Here is an explanation of the paper "Improving Search Agent with One Line of Code" using simple language and creative analogies.
The Big Idea: Fixing a "Brain Freeze" in AI Searchers
Imagine you are training a very smart, but slightly nervous, apprentice detective (the AI) to solve complex mysteries by searching the internet. You want the detective to learn from its mistakes and successes so it gets better at finding answers.
The paper introduces a new method called SAPO (Search Agent Policy Optimization). The authors claim that with just one line of code, they can stop the detective from having a "brain freeze" that causes it to forget everything it learned, and instead make it significantly smarter.
1. The Problem: The "Over-Correction" Trap
The current standard method for training these AI detectives is called GRPO. Think of GRPO like a strict teacher who says: "If you get the final answer right, you get a gold star. If you get it wrong, you get a red card."
However, the paper found a hidden flaw in this system called ISDD (Importance Sampling Distribution Drift). Here is how it happens in real life:
- The Scenario: The detective tries a new, risky strategy. It takes a few wrong turns (intermediate steps) but eventually finds the right answer.
- The Mistake: The old version of the detective (the "teacher") thought those wrong turns were bad. The new version (the "student") thinks they were necessary.
- The Crash: Because the student's strategy looks so different from the teacher's, the math used to calculate the "gold star" goes haywire. The system thinks, "Wait, this student is so different from the teacher that I can't trust their score!"
- The Result: The system stops learning. It effectively says, "I'm going to ignore this student completely." This is called Model Collapse. The AI stops improving and might even get worse, like a student who stops trying because they are afraid of being judged too harshly.
The Analogy: Imagine a coach telling a runner, "Run faster!" But every time the runner tries a new stride, the coach screams, "That's not how I ran!" and refuses to give any feedback. Eventually, the runner freezes and stops running altogether.
2. The Solution: The "Conditional Gentle Nudge"
The authors propose SAPO. Instead of just yelling "Stop!" when the student gets too different (which is what the old method did), SAPO adds a conditional penalty.
Think of it like a safety net or a soft hand on the shoulder:
- The Rule: "If you are trying to do something good (a positive step) but you are doing it in a way that is very different from how I used to do it, I will gently nudge you back."

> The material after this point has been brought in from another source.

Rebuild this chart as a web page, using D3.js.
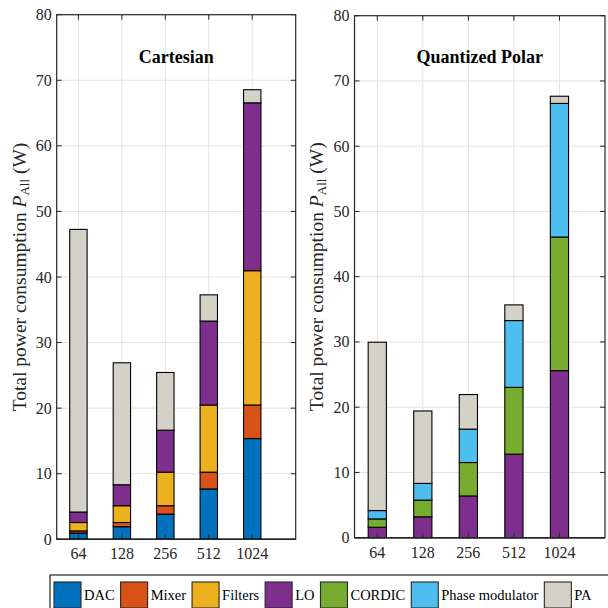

- The Magic: It only nudges you if you are actually moving in the right direction. If you are just wandering aimlessly, it ignores you. But if you are trying a brilliant new path that looks scary to the old teacher, it says, "Okay, that's a bit risky, but since it's a good idea, let's keep going, just don't drift too far."
The "One Line of Code" Claim:
The authors emphasize that they didn't need to rebuild the entire AI engine. They just added one tiny mathematical rule (one line of code) to the existing training process. It's like adding a single new rule to a board game that prevents the game from breaking, without changing the board or the pieces.
3. The Results: From "Good" to "Great"
The paper tested this new method on seven different question-answering challenges (like trivia, complex multi-step logic puzzles, and fact-checking).
- The Before: The old method (Search-R1) was decent but often got stuck or unstable, especially on hard, multi-step questions.
- The After: With SAPO, the AI became much more stable and accurate.
- It improved its accuracy by 31.5% compared to the previous best method.
- It worked well on small models (1.5 billion parameters) and huge models (14 billion parameters).
- It worked on different "families" of AI brains (Qwen and LLaMA).
The Analogy: Imagine a student who used to score 60% on a test. After applying this "one-line" fix, they suddenly start scoring 80% consistently, not just on easy questions, but on the hardest ones too.
Summary
- The Issue: AI search agents were crashing because they got too confident and drifted too far from their original training, causing the learning system to break.
- The Fix: A new method (SAPO) that adds a gentle, smart constraint. It only penalizes the AI when it drifts too far on good ideas, keeping the learning process stable.
- The Impact: It's a simple, easy-to-add fix that makes AI search agents significantly smarter, more reliable, and better at solving complex real-world problems.
In short: They found a tiny leak in the AI's learning engine, patched it with a single line of code, and suddenly the engine runs smoother and faster than ever before.